Single-use plastic bottles – ‘Ocean Enemy #1’


BLUEWATER, a water purification technologies and solutions company, has slammed single-use plastic bottles as ‘ocean enemy #1’ at a major sustainability conference in Porto, Portugal.

Mr. Bengt Rittri, founder and CEO of Bluewater, told delegates to the Sustainable Brands 2019 Oceans Summit that production of throwaway plastic bottles continues to grow despite the evidence of the environmental pollution they cause.

“Single-use plastic water bottles are ‘ocean enemy #1’ and need to be phased out urgently due to the environmental consequences they pose to marine, human and planetary health,” Mr. Rittri said.

He noted that hundreds of thousands of tons of plastic end up in the world’s oceans every year, creating micro plastics that have already infiltrated the human and wildlife food and water chains to pose potential health risks.

A recent study by a team of researchers at Bangor University, UK, found plastic outnumbers baby fish by seven to one in waters off Hawaii.
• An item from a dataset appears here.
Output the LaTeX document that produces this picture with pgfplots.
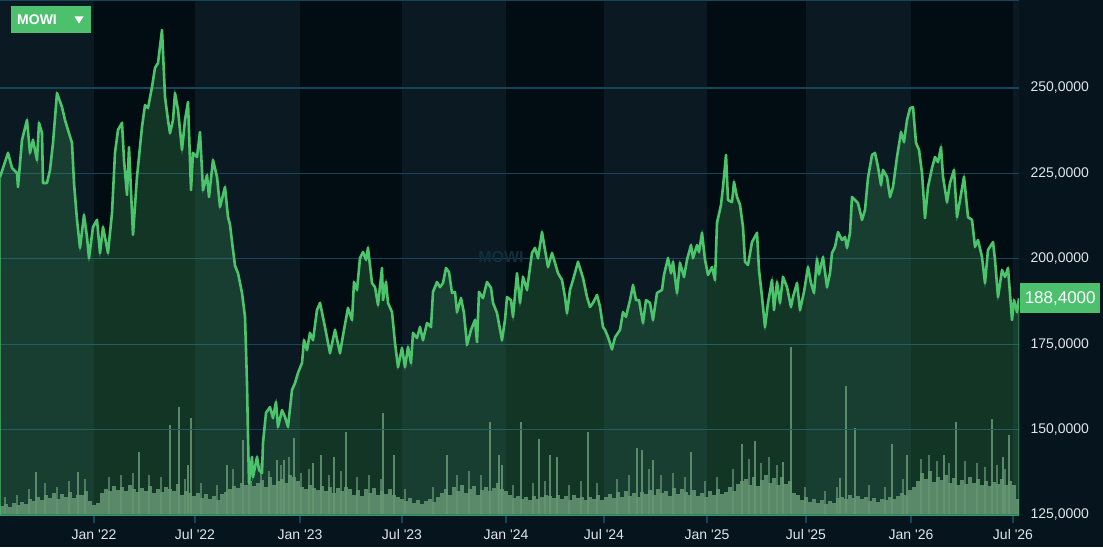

The study also discovered micro plastic particles in the stomachs of commercially fished species such as swordfish.

Bluewater has won global recognition for its highly-efficient, compact residential, business and public distribution water purifiers that remove chemicals, toxic metals, pharmaceutical residues, and micro-plastics from tap water.

Bluewater hydration stations and sustainable stainless-steel bottles today are increasingly used at global sporting, musical and other events taking a stand against single-use plastic bottles, including The Open golf tournament, Cape Town Marathon and Volvo Ocean Race.

“We believe it is the task of business to harness human ingenuity to develop and deliver the technology and solutions that can return our planet to health,” Mr. Rittri told the audience at Sustainable Brands attending a panel arranged by The Ocean Race.

“Clean seas are a condition for the survival of us, our children, and generations to come. None of us can afford to sit still and let this catastrophic plastic tsunami overwhelm us,” Mr. Rittri said.